Мой земляк (а мы с Борисом Можаевым — земляки, оба с Рязанщины) свою оппозиционность к режиму прекрасно совмещал с походами в ЦК партии, где продвигал свои вещи. Впрочем, он, видно, знал, к кому идти. Русофоб А. Черняев (долгие годы проработавший заместителем заведующего международным отделом ЦК КПСС) в своем дневнике пишет, как к нему приходил Можаев и рассказывал, к его удовольствию, потешные истории о ретроградах-секретарях Союза писателей вроде Георгия Маркова.
Когда я узнал, что Можаев выступил на «инаугурации» Ельцина, то почему-то вспомнилась та сцена на покосе с тазом (может быть, по ассоциации со сценой у трапа самолета в Америке). В унисон с новым строем воспел мой земляк какого-то фермера из моего родного Спас-Клепиковского района на Рязанщине, и в свой приезд туда я поинтересовался, как идут дела у агрария-знаменосца. «Всё развалил, сам живет в вагончике», — отвечали мне в администрации. Встречаю в Москве Можаева. «Как фермер?» — «Ха-ха! Отошел от великих дел. Поселился в собачей будке!»

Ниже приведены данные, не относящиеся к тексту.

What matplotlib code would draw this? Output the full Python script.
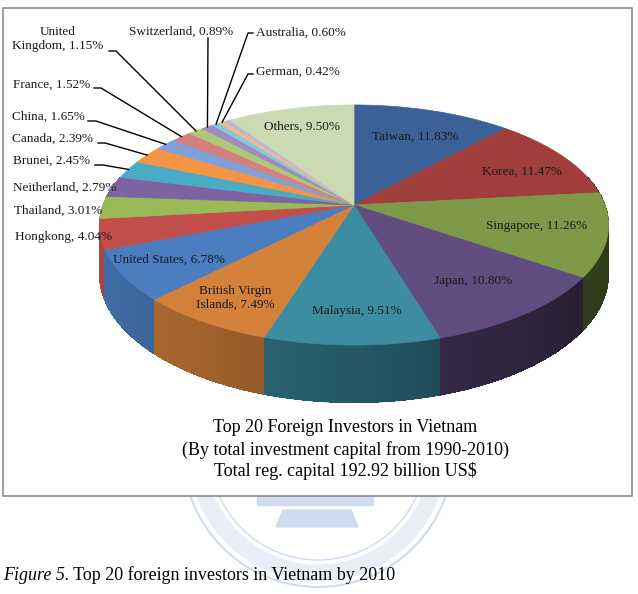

Веселый нрав у Бориса Андреевича — «новомировца»! Но я отвлекся. Мы поговорили с Борисом Можаевым о его ненапечатанном романе, я передал ему свой отзыв, и мы вместе вышли из Литинститута. По дороге в метро «Пушкинская» я спросил его, имеет ли он какие сведения о Солженицыне и какова нынешняя позиция «вермонтского отшельника». Было это в начале девяностых годов, ходили слухи о скором возвращении Солженицына в Россию, еще не было его заявления в поддержку расстрела 4 октября 1993 года, и многие доверчивые русские люди связывали с его приездом надежды чуть ли не на какие-то перемены в стране.
— Какая позиция?! — как бы удивился моему вопросу Можаев. — Как и твоя — монархическая!
Удивился и я в свою очередь: и встречался-то с Можаевым за всю жизнь несколько раз, не было с ним никаких «монархических» разговоров, да никогда и не интересовался ими, и вдруг так пристегнуть меня к Солженицыну.
Звонит мне Игорь Ростиславович Шафаревич, просит дать ему почитать материалы, связанные с историей моей статьи «Освобождение». Примета перемен! Раньше автор знаменитой «Русофобии» цитировал померанцев, амальриков, агурских, яновых, прочих. Теперь дошла очередь до Лобанова. Но дело, конечно, не в моей злополучной статье, а в той народной трагедии, которой она коснулась, — голод 1933 года, описанный в романе М. Алексеева «Драчуны». Встретившись в метро, посидели мы с Игорем Ростиславовичем на лавочке, на виду роящихся в дверях вагонов пассажиров, без всякой знакомой ему по старым диссидентским временам конспирации, поговорили о том, о сем, я передал ему материалы, и мы расстались. Спустя некоторое время в журнале «Москва», 1999, № 11 (а до этого частично в газете «День литературы»), появилась его статья «Русские в эпоху коммунизма», где моя статья «Освобождение» поставлена рядом с «Архипелагом Гулагом» — по мнению автора, их объединяет «сходная точка зрения на нашу историю».